◆ **PROBLEM TO WORK ON**
Take the lines from the beginning of the material through the line containing "9.13e9, 8.6e9, 8.77e9]" and retype them exactly, leaving the pictures out.

◆ **DATASET SECTION**
§ §

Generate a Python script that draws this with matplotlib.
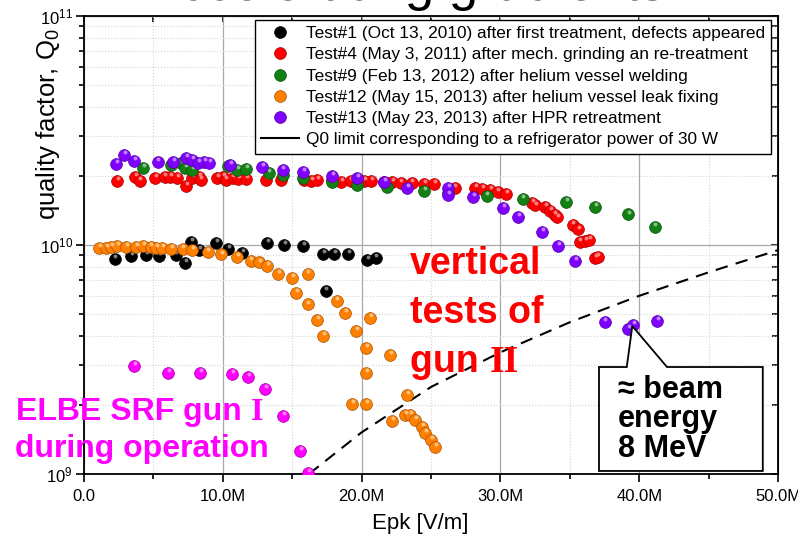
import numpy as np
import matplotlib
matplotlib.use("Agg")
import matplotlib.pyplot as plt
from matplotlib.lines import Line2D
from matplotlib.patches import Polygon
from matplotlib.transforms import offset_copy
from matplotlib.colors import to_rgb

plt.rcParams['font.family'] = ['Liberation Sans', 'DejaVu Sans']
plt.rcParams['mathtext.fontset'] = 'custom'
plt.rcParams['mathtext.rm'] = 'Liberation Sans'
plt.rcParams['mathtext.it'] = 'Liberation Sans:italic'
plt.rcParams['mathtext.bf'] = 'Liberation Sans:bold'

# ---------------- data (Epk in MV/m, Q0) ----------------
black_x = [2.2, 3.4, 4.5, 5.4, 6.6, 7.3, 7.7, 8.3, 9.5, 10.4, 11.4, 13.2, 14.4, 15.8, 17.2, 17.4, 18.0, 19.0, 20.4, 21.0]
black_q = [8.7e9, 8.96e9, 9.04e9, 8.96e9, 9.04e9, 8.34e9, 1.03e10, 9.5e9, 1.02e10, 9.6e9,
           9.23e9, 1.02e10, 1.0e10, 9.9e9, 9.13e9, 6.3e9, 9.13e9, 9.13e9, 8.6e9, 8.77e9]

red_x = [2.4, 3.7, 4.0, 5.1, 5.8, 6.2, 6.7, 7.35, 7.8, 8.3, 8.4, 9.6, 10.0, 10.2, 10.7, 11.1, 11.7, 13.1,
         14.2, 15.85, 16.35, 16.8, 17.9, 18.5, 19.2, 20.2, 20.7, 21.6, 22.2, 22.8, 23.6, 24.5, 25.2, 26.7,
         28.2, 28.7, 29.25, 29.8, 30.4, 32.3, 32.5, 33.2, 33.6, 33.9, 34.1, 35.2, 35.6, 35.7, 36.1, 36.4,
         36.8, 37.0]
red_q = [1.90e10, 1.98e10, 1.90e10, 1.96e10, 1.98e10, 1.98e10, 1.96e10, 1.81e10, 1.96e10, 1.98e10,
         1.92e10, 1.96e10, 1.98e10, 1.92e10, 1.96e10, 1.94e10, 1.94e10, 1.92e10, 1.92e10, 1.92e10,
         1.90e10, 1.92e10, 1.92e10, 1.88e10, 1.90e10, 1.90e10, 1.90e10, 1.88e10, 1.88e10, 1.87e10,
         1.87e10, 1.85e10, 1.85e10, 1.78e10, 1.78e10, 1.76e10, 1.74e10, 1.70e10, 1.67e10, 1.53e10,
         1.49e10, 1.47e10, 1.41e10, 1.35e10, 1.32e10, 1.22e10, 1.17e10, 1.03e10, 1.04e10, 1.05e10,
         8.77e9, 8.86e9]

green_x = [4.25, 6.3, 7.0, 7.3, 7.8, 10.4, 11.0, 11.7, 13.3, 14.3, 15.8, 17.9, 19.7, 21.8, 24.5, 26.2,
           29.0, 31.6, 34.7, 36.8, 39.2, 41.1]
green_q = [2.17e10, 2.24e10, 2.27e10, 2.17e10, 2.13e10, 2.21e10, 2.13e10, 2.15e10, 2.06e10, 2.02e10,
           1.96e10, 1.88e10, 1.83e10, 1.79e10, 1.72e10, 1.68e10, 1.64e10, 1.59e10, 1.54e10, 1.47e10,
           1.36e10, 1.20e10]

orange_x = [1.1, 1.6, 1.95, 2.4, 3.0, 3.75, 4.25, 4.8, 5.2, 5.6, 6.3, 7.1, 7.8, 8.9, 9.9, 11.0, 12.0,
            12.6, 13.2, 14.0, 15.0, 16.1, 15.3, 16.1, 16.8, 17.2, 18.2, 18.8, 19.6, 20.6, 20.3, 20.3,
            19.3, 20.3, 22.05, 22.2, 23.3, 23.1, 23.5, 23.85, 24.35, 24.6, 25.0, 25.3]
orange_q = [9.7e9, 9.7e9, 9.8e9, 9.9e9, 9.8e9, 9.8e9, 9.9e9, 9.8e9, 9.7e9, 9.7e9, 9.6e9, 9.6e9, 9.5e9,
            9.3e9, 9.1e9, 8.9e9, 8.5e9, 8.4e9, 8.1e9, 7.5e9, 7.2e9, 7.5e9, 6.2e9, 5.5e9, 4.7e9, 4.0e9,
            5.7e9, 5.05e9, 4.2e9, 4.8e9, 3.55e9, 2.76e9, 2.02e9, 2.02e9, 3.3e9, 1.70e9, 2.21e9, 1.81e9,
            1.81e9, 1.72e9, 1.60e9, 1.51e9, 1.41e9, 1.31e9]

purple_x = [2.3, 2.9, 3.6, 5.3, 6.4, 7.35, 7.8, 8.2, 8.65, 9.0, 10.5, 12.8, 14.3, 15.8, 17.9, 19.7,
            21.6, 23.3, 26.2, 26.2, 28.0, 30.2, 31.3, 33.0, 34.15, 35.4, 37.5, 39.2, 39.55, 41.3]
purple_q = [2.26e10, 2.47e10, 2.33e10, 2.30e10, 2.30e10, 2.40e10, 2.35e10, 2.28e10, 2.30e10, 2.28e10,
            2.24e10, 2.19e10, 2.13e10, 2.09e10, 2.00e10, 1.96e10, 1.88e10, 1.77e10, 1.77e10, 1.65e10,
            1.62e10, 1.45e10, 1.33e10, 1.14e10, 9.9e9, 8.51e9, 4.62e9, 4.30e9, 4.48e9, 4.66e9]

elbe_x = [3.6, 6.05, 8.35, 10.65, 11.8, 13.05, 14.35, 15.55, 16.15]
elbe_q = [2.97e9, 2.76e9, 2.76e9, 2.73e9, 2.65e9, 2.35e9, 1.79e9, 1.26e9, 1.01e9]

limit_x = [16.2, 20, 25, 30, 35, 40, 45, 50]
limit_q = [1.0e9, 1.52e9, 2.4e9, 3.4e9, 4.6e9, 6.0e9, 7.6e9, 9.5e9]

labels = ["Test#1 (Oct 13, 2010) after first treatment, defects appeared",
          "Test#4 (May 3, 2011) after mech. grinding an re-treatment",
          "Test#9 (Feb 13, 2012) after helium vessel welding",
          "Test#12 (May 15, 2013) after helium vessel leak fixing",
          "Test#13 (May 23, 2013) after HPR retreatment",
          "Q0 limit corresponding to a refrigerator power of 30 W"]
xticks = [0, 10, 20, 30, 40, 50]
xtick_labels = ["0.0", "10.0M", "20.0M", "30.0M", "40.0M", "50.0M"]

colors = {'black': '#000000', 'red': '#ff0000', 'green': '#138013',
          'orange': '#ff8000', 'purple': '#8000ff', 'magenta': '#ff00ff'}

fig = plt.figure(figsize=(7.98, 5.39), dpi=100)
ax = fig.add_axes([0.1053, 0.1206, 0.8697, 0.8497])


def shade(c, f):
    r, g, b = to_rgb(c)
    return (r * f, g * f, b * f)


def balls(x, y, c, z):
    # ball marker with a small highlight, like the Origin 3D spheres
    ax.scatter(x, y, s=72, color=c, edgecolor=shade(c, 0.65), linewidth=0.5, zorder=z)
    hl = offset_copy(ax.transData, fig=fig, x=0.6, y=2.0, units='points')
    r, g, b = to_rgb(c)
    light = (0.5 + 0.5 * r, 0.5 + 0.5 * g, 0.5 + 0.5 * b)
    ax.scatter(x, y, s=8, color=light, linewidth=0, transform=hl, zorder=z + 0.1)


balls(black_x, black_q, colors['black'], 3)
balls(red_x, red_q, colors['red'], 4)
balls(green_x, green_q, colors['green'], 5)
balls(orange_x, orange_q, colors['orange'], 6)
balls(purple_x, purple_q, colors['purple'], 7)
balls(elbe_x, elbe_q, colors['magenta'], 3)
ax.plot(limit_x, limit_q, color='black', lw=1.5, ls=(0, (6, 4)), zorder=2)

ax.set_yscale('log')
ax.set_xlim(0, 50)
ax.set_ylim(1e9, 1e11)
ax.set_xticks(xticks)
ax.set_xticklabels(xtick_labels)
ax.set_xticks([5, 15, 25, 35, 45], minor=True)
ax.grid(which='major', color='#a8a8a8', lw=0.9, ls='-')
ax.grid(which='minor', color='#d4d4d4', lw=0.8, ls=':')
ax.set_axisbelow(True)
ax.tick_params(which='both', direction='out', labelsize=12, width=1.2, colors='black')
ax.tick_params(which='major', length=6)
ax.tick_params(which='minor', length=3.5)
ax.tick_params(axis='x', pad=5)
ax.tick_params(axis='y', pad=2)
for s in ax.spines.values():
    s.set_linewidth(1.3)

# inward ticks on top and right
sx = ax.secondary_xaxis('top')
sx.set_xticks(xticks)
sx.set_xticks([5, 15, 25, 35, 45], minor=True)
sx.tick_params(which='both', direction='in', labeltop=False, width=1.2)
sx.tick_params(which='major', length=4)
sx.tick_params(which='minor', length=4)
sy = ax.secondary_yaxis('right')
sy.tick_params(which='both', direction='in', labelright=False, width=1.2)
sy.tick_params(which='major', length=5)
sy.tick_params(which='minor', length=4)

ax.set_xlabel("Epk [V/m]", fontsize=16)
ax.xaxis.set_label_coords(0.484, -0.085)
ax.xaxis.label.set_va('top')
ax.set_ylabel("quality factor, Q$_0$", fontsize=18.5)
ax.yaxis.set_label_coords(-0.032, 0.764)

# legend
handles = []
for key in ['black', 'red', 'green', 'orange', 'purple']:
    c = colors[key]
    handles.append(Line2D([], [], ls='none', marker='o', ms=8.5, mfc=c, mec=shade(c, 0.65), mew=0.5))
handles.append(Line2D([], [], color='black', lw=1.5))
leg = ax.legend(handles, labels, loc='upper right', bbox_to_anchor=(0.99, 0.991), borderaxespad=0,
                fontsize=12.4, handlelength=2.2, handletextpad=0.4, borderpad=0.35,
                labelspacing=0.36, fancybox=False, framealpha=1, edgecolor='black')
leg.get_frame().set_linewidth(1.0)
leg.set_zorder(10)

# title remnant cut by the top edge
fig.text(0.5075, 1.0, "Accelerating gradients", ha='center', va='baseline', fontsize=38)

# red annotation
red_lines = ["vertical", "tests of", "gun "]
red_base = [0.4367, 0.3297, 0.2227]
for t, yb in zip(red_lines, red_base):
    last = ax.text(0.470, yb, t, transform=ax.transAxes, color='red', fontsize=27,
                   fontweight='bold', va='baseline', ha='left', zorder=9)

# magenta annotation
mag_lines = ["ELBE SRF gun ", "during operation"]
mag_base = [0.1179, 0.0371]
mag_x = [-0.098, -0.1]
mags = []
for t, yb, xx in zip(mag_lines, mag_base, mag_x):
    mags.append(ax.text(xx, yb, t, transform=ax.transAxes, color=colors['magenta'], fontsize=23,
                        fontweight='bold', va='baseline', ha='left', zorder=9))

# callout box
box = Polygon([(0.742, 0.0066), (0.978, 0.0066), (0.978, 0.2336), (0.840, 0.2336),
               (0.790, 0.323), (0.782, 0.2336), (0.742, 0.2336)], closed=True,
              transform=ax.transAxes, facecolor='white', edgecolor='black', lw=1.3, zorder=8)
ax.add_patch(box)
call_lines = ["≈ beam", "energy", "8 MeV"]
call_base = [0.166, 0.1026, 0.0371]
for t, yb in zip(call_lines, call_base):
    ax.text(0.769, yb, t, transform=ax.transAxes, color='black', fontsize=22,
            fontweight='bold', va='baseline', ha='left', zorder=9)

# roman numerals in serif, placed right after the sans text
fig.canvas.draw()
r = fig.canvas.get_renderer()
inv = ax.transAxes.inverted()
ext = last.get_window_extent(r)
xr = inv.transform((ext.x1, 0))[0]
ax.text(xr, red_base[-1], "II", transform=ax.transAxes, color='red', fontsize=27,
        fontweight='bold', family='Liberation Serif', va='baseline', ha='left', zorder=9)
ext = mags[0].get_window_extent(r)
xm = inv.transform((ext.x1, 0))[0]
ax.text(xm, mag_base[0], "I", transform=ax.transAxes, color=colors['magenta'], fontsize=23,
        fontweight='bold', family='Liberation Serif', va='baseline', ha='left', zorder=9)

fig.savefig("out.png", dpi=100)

§ §

◆ **RESPONSE TO THE EXERCISE**
Generate a Python script that draws this with matplotlib.
import numpy as np
import matplotlib
matplotlib.use("Agg")
import matplotlib.pyplot as plt
from matplotlib.lines import Line2D
from matplotlib.patches import Polygon
from matplotlib.transforms import offset_copy
from matplotlib.colors import to_rgb

plt.rcParams['font.family'] = ['Liberation Sans', 'DejaVu Sans']
plt.rcParams['mathtext.fontset'] = 'custom'
plt.rcParams['mathtext.rm'] = 'Liberation Sans'
plt.rcParams['mathtext.it'] = 'Liberation Sans:italic'
plt.rcParams['mathtext.bf'] = 'Liberation Sans:bold'

# ---------------- data (Epk in MV/m, Q0) ----------------
black_x = [2.2, 3.4, 4.5, 5.4, 6.6, 7.3, 7.7, 8.3, 9.5, 10.4, 11.4, 13.2, 14.4, 15.8, 17.2, 17.4, 18.0, 19.0, 20.4, 21.0]
black_q = [8.7e9, 8.96e9, 9.04e9, 8.96e9, 9.04e9, 8.34e9, 1.03e10, 9.5e9, 1.02e10, 9.6e9,
           9.23e9, 1.02e10, 1.0e10, 9.9e9, 9.13e9, 6.3e9, 9.13e9, 9.13e9, 8.6e9, 8.77e9]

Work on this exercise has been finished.